Hagner, pages 125-126
The Mosaic law allowed divorce, making provision for the divorced woman by the certificate of divorce. Later in the Gospel, Jesus will comment on the reason for this legislation (19:3-12). In the present passage Jesus introduces the new and shocking idea that even properly divorced people who marry a second tine may be thought of as committing adultery. The OT, allowing divorce, does not regard those who remarry as committing adultery. This new and dramatic way of speaking is directly related to the absolute prohibition of divorce by Jesus. Marriage was meant to establish a permanent relationship between a man and a woman, and divorce should therefore not be considered an option for the disciples of the kingdom. As will appear in 19:3-12, the original ideal for man and woman was one of permanent marriage. The fulfillment brought by the present existence of the kingdom demands a return of the disciples to that original standard. Divorce is therefore to be shunned. The ethics of the kingdom do not balk at the idealism of such a standard (cf. 5:48).
The point of speaking of remarriage as involving “adultery” is simply to emphasize the wrongness of divorce.
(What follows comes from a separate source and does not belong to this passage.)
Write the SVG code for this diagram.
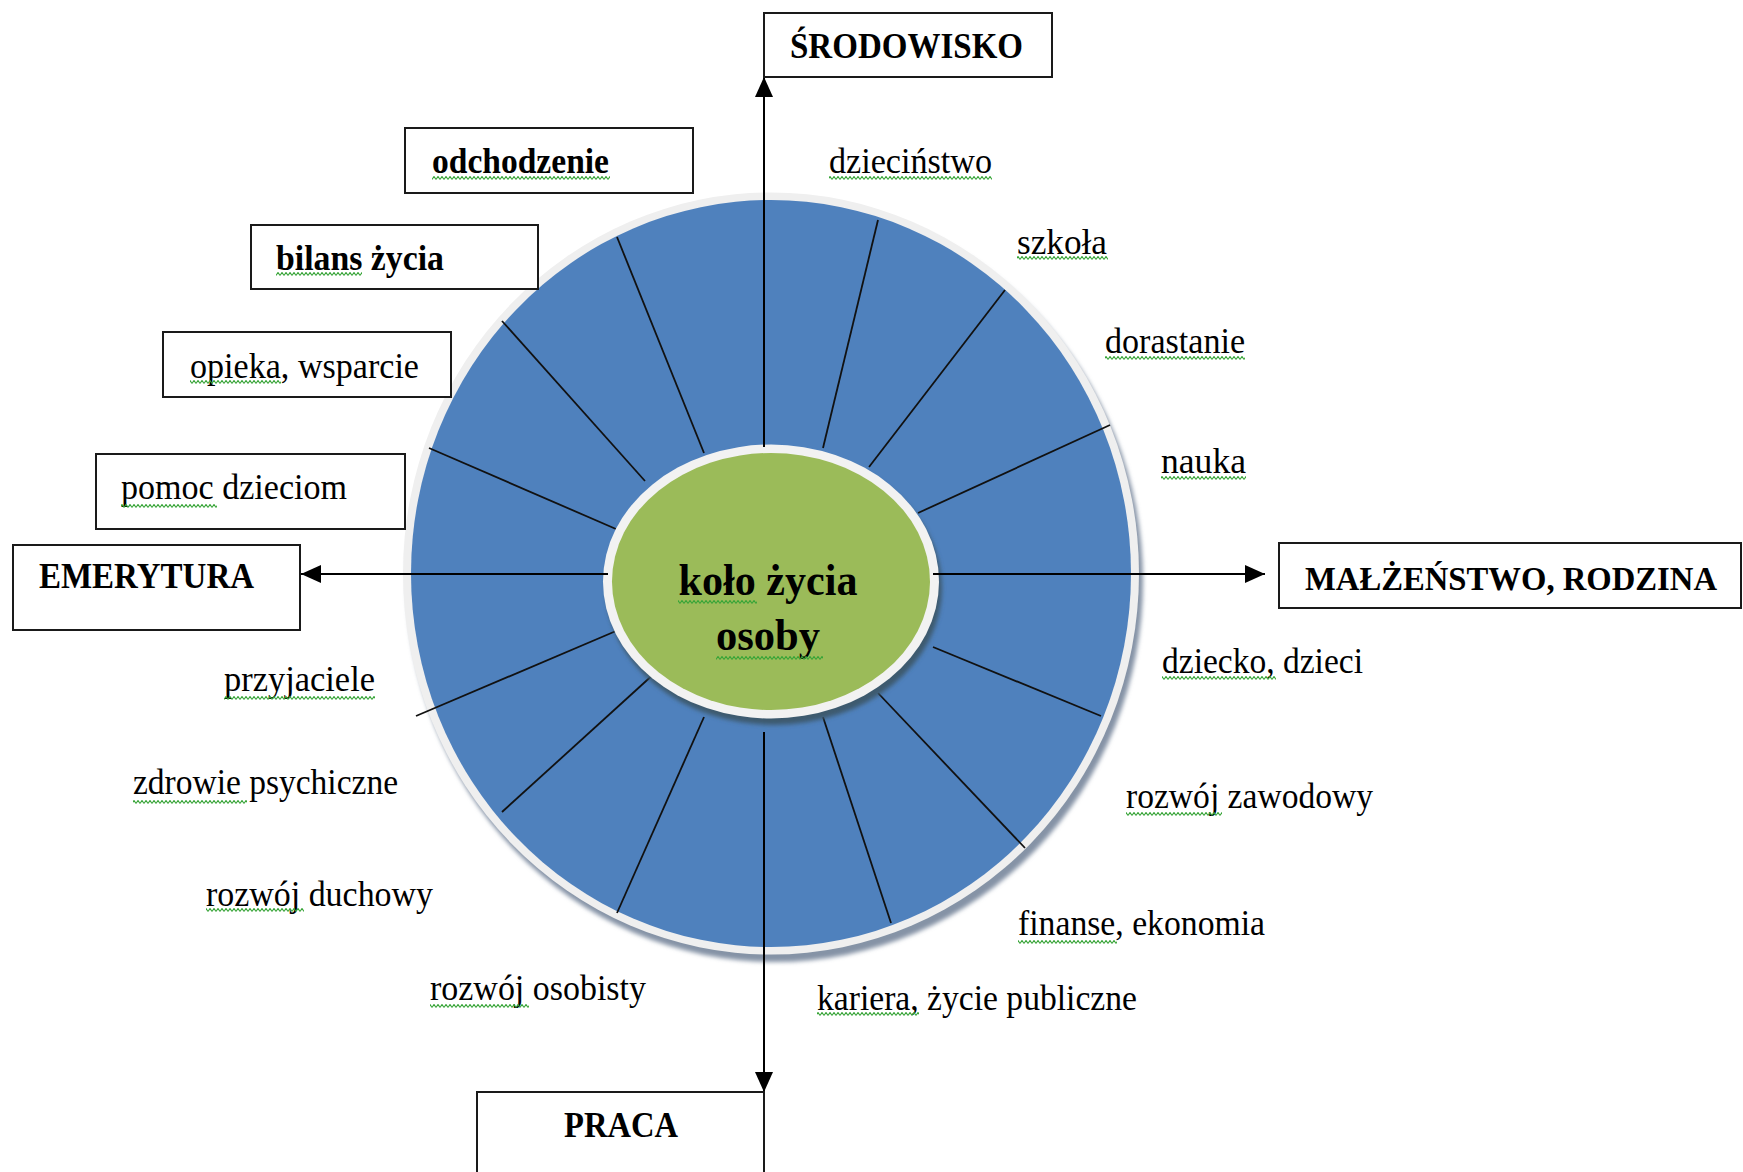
<svg xmlns="http://www.w3.org/2000/svg" width="1743" height="1172" viewBox="0 0 1743 1172">
<defs>
<style>
.box{fill:#fff;stroke:#1a1a1a;stroke-width:2}
.bt{font-family:"Liberation Serif","Times New Roman",serif;font-weight:bold;font-size:35px;fill:#000}
.bt2{font-size:33px}
.lt{font-family:"Liberation Serif","Times New Roman",serif;font-size:36px;fill:#000}
.ct{font-family:"Liberation Serif","Times New Roman",serif;font-weight:bold;font-size:45px;fill:#000;text-anchor:middle}
.spoke{stroke:#111;stroke-width:1.8;fill:none}
.axis{stroke:#000;stroke-width:2;fill:none}
.sq{fill:url(#squig)}
</style>
<marker id="arr" markerUnits="userSpaceOnUse" markerWidth="22" markerHeight="20" refX="20" refY="9" orient="auto" viewBox="0 0 22 20">
<path d="M0,0 L20,9 L0,18 z" fill="#000"/>
</marker>
<pattern id="squig" patternUnits="userSpaceOnUse" width="4" height="4">
<path d="M0,3.5 L2,0.5 L4,3.5" fill="none" stroke="#36a436" stroke-width="1.1"/>
</pattern>
<filter id="blur" x="-10%" y="-10%" width="120%" height="120%"><feGaussianBlur stdDeviation="2"/></filter>
</defs>
<rect width="1743" height="1172" fill="#fff"/>

<g id="wheel">
<ellipse cx="775" cy="581" rx="368" ry="381" fill="#8593a6" filter="url(#blur)"/>
<ellipse cx="771" cy="573.5" rx="368" ry="381" fill="#efefef"/>
<ellipse cx="771" cy="573.5" rx="360" ry="373.5" fill="#4f81bd"/>
<g id="spokes">
<line class="spoke" x1="617" y1="237" x2="704" y2="453"/>
<line class="spoke" x1="502" y1="321" x2="645" y2="481"/>
<line class="spoke" x1="429" y1="448" x2="616" y2="529"/>
<line class="spoke" x1="878" y1="220" x2="823" y2="448"/>
<line class="spoke" x1="1005" y1="290" x2="869" y2="467"/>
<line class="spoke" x1="1110" y1="425" x2="918" y2="513"/>
<line class="spoke" x1="933" y1="647" x2="1101" y2="716"/>
<line class="spoke" x1="878" y1="693" x2="1025" y2="848"/>
<line class="spoke" x1="823" y1="717" x2="891" y2="923"/>
<line class="spoke" x1="704" y1="717" x2="617" y2="913"/>
<line class="spoke" x1="656" y1="672" x2="502" y2="812"/>
<line class="spoke" x1="616" y1="631" x2="416" y2="716"/>
</g>
</g>

<g id="center">
<ellipse cx="774" cy="588" rx="168" ry="137" fill="#3d5a6e" filter="url(#blur)"/>
<ellipse cx="771" cy="581.5" rx="168" ry="137" fill="#f2f2f2"/>
<ellipse cx="771" cy="581.5" rx="159" ry="128.5" fill="#9bbb59"/>
<text class="ct" x="768" y="595" textLength="179" lengthAdjust="spacingAndGlyphs">koło życia</text>
<text class="ct" x="768" y="650" textLength="104" lengthAdjust="spacingAndGlyphs">osoby</text>
</g>

<g id="connectors">
<line class="axis" x1="764" y1="447" x2="764" y2="77" marker-end="url(#arr)"/>
<line class="axis" x1="764" y1="732" x2="764" y2="1092" marker-end="url(#arr)"/>
<line class="axis" x1="608" y1="574" x2="301" y2="574" marker-end="url(#arr)"/>
<line class="axis" x1="933" y1="574" x2="1265" y2="574" marker-end="url(#arr)"/>
</g>

<g id="srodowisko"><rect class="box" x="764" y="13" width="288" height="64"/><text class="bt" x="790" y="58" textLength="233" lengthAdjust="spacingAndGlyphs">ŚRODOWISKO</text></g>
<g id="odchodzenie"><rect class="box" x="405" y="128" width="288" height="65"/><text class="bt" x="432" y="173" textLength="177" lengthAdjust="spacingAndGlyphs">odchodzenie</text></g>
<g id="bilans"><rect class="box" x="251" y="225" width="287" height="64"/><text class="bt" x="276" y="270" textLength="168" lengthAdjust="spacingAndGlyphs">bilans życia</text></g>
<g id="opieka"><rect class="box" x="163" y="332" width="288" height="65"/><text class="lt" x="190" y="378" textLength="229" lengthAdjust="spacingAndGlyphs">opieka, wsparcie</text></g>
<g id="pomoc"><rect class="box" x="96" y="454" width="309" height="75"/><text class="lt" x="121" y="499" textLength="226" lengthAdjust="spacingAndGlyphs">pomoc dzieciom</text></g>
<g id="emerytura"><rect class="box" x="13" y="545" width="287" height="85"/><text class="bt" x="39" y="588" textLength="215" lengthAdjust="spacingAndGlyphs">EMERYTURA</text></g>
<g id="malzenstwo"><rect class="box" x="1279" y="543" width="462" height="65"/><text class="bt bt2" x="1305" y="590" textLength="412" lengthAdjust="spacingAndGlyphs">MAŁŻEŃSTWO, RODZINA</text></g>
<g id="praca"><rect class="box" x="477" y="1092" width="287" height="90"/><text class="bt" x="564" y="1137" textLength="114" lengthAdjust="spacingAndGlyphs">PRACA</text></g>

<g id="labels">
<g id="l-dziecinstwo"><text class="lt" x="829" y="173" textLength="163" lengthAdjust="spacingAndGlyphs">dzieciństwo</text></g>
<g id="l-szkola"><text class="lt" x="1017" y="254" textLength="90" lengthAdjust="spacingAndGlyphs">szkoła</text></g>
<g id="l-dorastanie"><text class="lt" x="1105" y="353" textLength="140" lengthAdjust="spacingAndGlyphs">dorastanie</text></g>
<g id="l-nauka"><text class="lt" x="1161" y="473" textLength="85" lengthAdjust="spacingAndGlyphs">nauka</text></g>
<g id="l-dziecko"><text class="lt" x="1162" y="673" textLength="201" lengthAdjust="spacingAndGlyphs">dziecko, dzieci</text></g>
<g id="l-zawodowy"><text class="lt" x="1126" y="808" textLength="247" lengthAdjust="spacingAndGlyphs">rozwój zawodowy</text></g>
<g id="l-finanse"><text class="lt" x="1018" y="935" textLength="247" lengthAdjust="spacingAndGlyphs">finanse, ekonomia</text></g>
<g id="l-kariera"><text class="lt" x="817" y="1010" textLength="320" lengthAdjust="spacingAndGlyphs">kariera, życie publiczne</text></g>
<g id="l-osobisty"><text class="lt" x="430" y="1000" textLength="216" lengthAdjust="spacingAndGlyphs">rozwój osobisty</text></g>
<g id="l-duchowy"><text class="lt" x="206" y="906" textLength="227" lengthAdjust="spacingAndGlyphs">rozwój duchowy</text></g>
<g id="l-zdrowie"><text class="lt" x="133" y="794" textLength="265" lengthAdjust="spacingAndGlyphs">zdrowie psychiczne</text></g>
<g id="l-przyjaciele"><text class="lt" x="224" y="691" textLength="151" lengthAdjust="spacingAndGlyphs">przyjaciele</text></g>
</g>

<g id="spellcheck">
<rect class="sq" x="432" y="176" width="178" height="4"/>
<rect class="sq" x="276" y="272" width="86" height="4"/>
<rect class="sq" x="190" y="380" width="91" height="4"/>
<rect class="sq" x="121" y="504" width="96" height="4"/>
<rect class="sq" x="829" y="176" width="163" height="4"/>
<rect class="sq" x="1017" y="256" width="91" height="4"/>
<rect class="sq" x="1105" y="356" width="140" height="4"/>
<rect class="sq" x="1161" y="476" width="85" height="4"/>
<rect class="sq" x="1162" y="676" width="114" height="4"/>
<rect class="sq" x="1126" y="812" width="96" height="4"/>
<rect class="sq" x="1018" y="940" width="99" height="4"/>
<rect class="sq" x="817" y="1012" width="102" height="4"/>
<rect class="sq" x="430" y="1004" width="99" height="4"/>
<rect class="sq" x="206" y="908" width="98" height="4"/>
<rect class="sq" x="133" y="800" width="114" height="4"/>
<rect class="sq" x="224" y="696" width="151" height="4"/>
<rect class="sq" x="678" y="600" width="79" height="4"/>
<rect class="sq" x="716" y="656" width="107" height="4"/>
</g>
</svg>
The conclusion is drawn by some interpreters that while divorce may be allowable for the Christian, on the basis of this passage remarriage is prohibited because it involves adultery. A divorce without the possibility of remarriage is, however, in the context of this discussion, really only a separation and not a divorce. Moses allowed divorce and remarriage—it must be noted, without designating the remarried as adulterers—because of the hardness of the hearts of the people. If, as we shall argue in the explanation of the parallel passage in chap. 19, followers of Jesus, recipients of the kingdom, are still not in this new era rid of their hard hearts, divorce and remarriage continue to occur among them, just as it did among the people of God in the OT (see further Comment on 19:3-12). Matthew’s own insertion of the exception clauses, modifying the absolute teaching of Jesus, is just such an admission in the church of his day. Still, however, it is worth adding that conceding the hard realities of our continuing fallenness and the reality of forgiveness for those who fail must not allow us to weaken our commitment to continue to strive after the ideal.
This is a tough one. As a beginning point, it must be observed that there was no adultery in the law of Moses.
The Israelites apparently regarded the law as too strict, so God gave them divorce, to put a fence around the problem the people had created.